Je comprends ma peinture comme une interrogation sur l'être, ou plutôt une rencontre avec l'être, qui tient à la fois de la fabrication et de l'heur. La toile peinte correspond à l'aboutissement [transitoire] du désir au travail dans la matière picturale – elle est un processus sédimenté [un être devenu].

Au départ [au commencement...], la toile est un silence indéterminé. Le désir s'y produit comme une intentionnalité vague, qui provoque ce silence afin de l'amener à l'expression – de lui donner la parole.
Peindre, c'est, pour moi, chercher à faire coïncider ce que vise le désir et ce que la matière permet [c'est donner une chair au désir]. Lorsque je peins, j'essaie d'être attentif à ce qui se passe au cours du travail, afin de lui permettre de soutenir le désir dans sa trouée vers la forme.
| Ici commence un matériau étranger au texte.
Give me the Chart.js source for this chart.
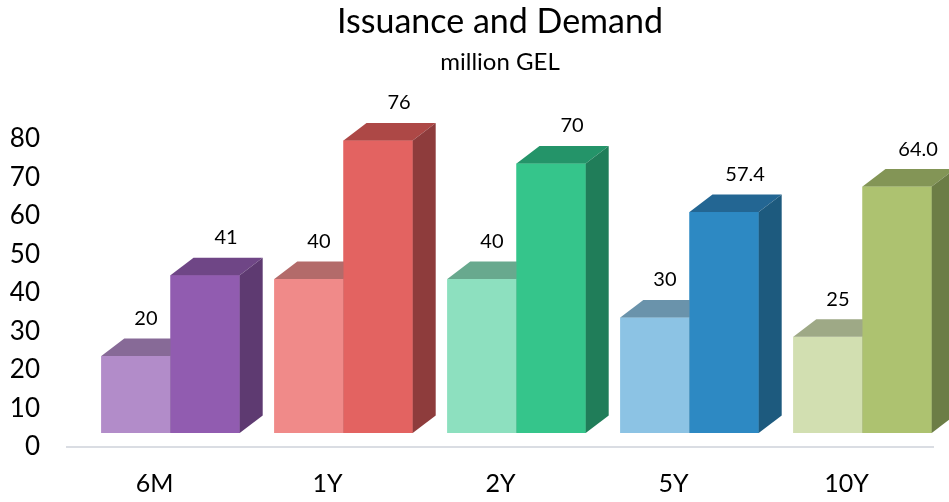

Il ne s'agit pas tant d'une mise en retrait que d'une mise à l'écoute.
Chaque fois, la peinture tend à réaliser une harmonie qui se présente avec la même évidence qu'un être en première personne. [La toile est un être humain symbolique et artificiel – chiropoïète]. Elle adhère au mythe de la singularité, non pas en tant qu'originalité, mais en tant que capacité à tenir la place de sujet parlant. La toile peinte tend selon moi à l'achèvement d'un être singulier [inachèvement] et peindre, c'est me mettre au service de cette possible singularité.
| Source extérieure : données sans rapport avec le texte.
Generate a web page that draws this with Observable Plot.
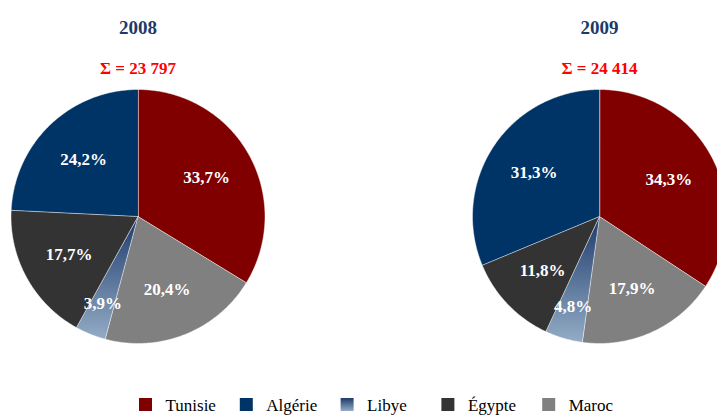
<!DOCTYPE html>
<html><head><meta charset="utf-8">
<script src="https://cdn.jsdelivr.net/npm/d3@7"></script>
<script src="https://cdn.jsdelivr.net/npm/@observablehq/plot@0.6"></script>
<style>
html,body{margin:0;padding:0;background:#fff;overflow:hidden}
svg{overflow:hidden;display:block}
svg text{font-family:"Liberation Serif","Times New Roman",serif !important}
</style>
</head><body><div id="chart"></div>
<script>
// ---- data ----
const categories = ["Tunisie", "Algérie", "Libye", "Égypte", "Maroc"];
const pieOrder = ["Tunisie", "Maroc", "Libye", "Égypte", "Algérie"];
const years = ["2008", "2009"];
const totals = [23797, 24414];
const share2008 = [33.7, 24.2, 3.9, 17.7, 20.4];
const share2009 = [34.3, 31.3, 4.8, 11.8, 17.9];

// ---- styles / layout ----
const colors = ["#800000", "#003366", "url(#libyeGrad)", "#333333", "#808080"];
const W = 717, H = 417;
const centersX = [137.5, 599], centerY = 216, R = 127;
const serif = "Liberation Serif";

const shares = [share2008, share2009];
const slicePts = [], labels = [], heads = [];
years.forEach((yr, i) => {
  const cx = centersX[i];
  const vals = pieOrder.map(c => shares[i][categories.indexOf(c)]);
  const arcs = d3.pie().sort(null).value(d => d)(vals);
  arcs.forEach((a, j) => {
    const cat = pieOrder[j], key = yr + cat;
    slicePts.push({key, cat, x: cx, y: centerY});
    const n = Math.max(2, Math.ceil((a.endAngle - a.startAngle) / 0.01));
    for (let k = 0; k <= n; k++) {
      const t = a.startAngle + (a.endAngle - a.startAngle) * k / n;
      slicePts.push({key, cat, x: cx + R * Math.sin(t), y: centerY - R * Math.cos(t)});
    }
    const m = (a.startAngle + a.endAngle) / 2;
    const lr = R * ((a.endAngle - a.startAngle) < 0.4 ? 0.74 : 0.62);
    labels.push({x: cx + lr * Math.sin(m), y: centerY - lr * Math.cos(m),
      text: d3.format(".1f")(a.data).replace(".", ",") + "%"});
  });
  heads.push({x: cx, year: yr, total: "Σ = " + d3.format(",")(totals[i]).replace(/,/g, " ")});
});

const legendStep = 100.8, legendX0 = 139, sq = 13, legendY = 398;
const legend = categories.map((c, i) => ({cat: c, x: legendX0 + i * legendStep}));

const plot = Plot.plot({
  width: W, height: H, margin: 0,
  x: {domain: [0, W], range: [0, W], axis: null},
  y: {domain: [0, H], range: [0, H], axis: null},
  color: {domain: categories, range: colors},
  style: {background: "#fff", overflow: "hidden", fontFamily: "Liberation Serif, serif"},
  marks: [
    Plot.line(slicePts, {x: "x", y: "y", z: "key", fill: "cat", stroke: "#ffffff",
      strokeWidth: 0.6, strokeOpacity: 0.8, curve: "linear-closed"}),
    Plot.text(labels, {x: "x", y: "y", text: "text", fill: "white", fontWeight: "bold",
      fontSize: 17, fontFamily: serif}),
    Plot.text(heads, {x: "x", y: () => 27, text: "year", fill: "#1b3a6b", fontWeight: "bold",
      fontSize: 19, fontFamily: serif}),
    Plot.text(heads, {x: "x", y: () => 68, text: "total", fill: "#ff0000", fontWeight: "bold",
      fontSize: 17, fontFamily: serif}),
    Plot.rect(legend, {x1: "x", x2: d => d.x + sq, y1: () => legendY, y2: () => legendY + sq, fill: "cat"}),
    Plot.text(legend, {x: d => d.x + 26, y: () => legendY + 7.5, text: "cat", textAnchor: "start",
      fill: "#000", fontSize: 17, fontFamily: serif})
  ]
});

const defs = d3.select(plot).insert("defs", ":first-child");
const g = defs.append("linearGradient").attr("id", "libyeGrad")
  .attr("x1", 0).attr("y1", 0).attr("x2", 0).attr("y2", 1);
g.append("stop").attr("offset", "0%").attr("stop-color", "#1d3a6b");
g.append("stop").attr("offset", "100%").attr("stop-color", "#93acc6");

document.getElementById("chart").appendChild(plot);
</script>
</body></html>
Ceci demande de développer une écoute dont l'organe réside dans le travail de la matière picturale [peindre est un « se faire »]. Par le pinceau – par les instruments qui tracent – le désir investit la couleur, les pigments, les liants, les colles qui font la chair du tableau. Par le pinceau, il s'agit de donner la parole à la peinture [amener la peinture à l'expression], c'est-à-dire de créer la béance : la toile peinte ne peut parler que si elle forme ouverture, béance, bouche.
La toile vierge du commencement n'est donc pas à proprement parler un vide.
Le vide, la trouée, ce par quoi pourra parler la peinture [l'organe de sa parole], c'est au contraire le résultat. La fabrication du tableau consiste précisément à pratiquer cette ouverture dans l'épaisseur de sa chair, à ouvrir la fente par où pourra surgir l'être.
La toile peinte s'assimile alors à une bouche symbolique [organe de la parole et de la saveur] qui parle pour autant qu'elle met la réalité en perce. Elle accède à la parole si le travail réussit à laisser venir ce qui parle en elle [le désir qui l'a façonnée]. Peindre requiert pour cela de garder le fil du désir initial, et s'apparente à écrire et suivre l'histoire de ce désir [peindre, c'est faire – poétiser – le désir].
La toile peinte est enfin un faire devenu, un devenir révélé. La parole qu'elle manifeste y offre à la rumination le devenir de l'être comme expression du désir : le désir se produit dans le devenir du tableau [advient et s'y met en scène]. Là où parle la toile, il y a écoute, il y a rencontre. La toile est dialogue [dialectique].
La toile accède à l'expression à l'occasion d'une rencontre de singularité à singularité [chair à chair]. Dans cette rencontre, la toile peinte offre à la manducation la saveur de l'être. A manducation symbolique, bouche symbolique : l'organe de cette manducation est l'œil – et par l'œil l'être entier, la chair entière. A la bouche qui parle répond la bouche qui goûte. Cette rencontre est l'histoire continuée du désir.

Ma peinture, si l'occasion lui est donnée de parler, voudrait donner l'être à goûter.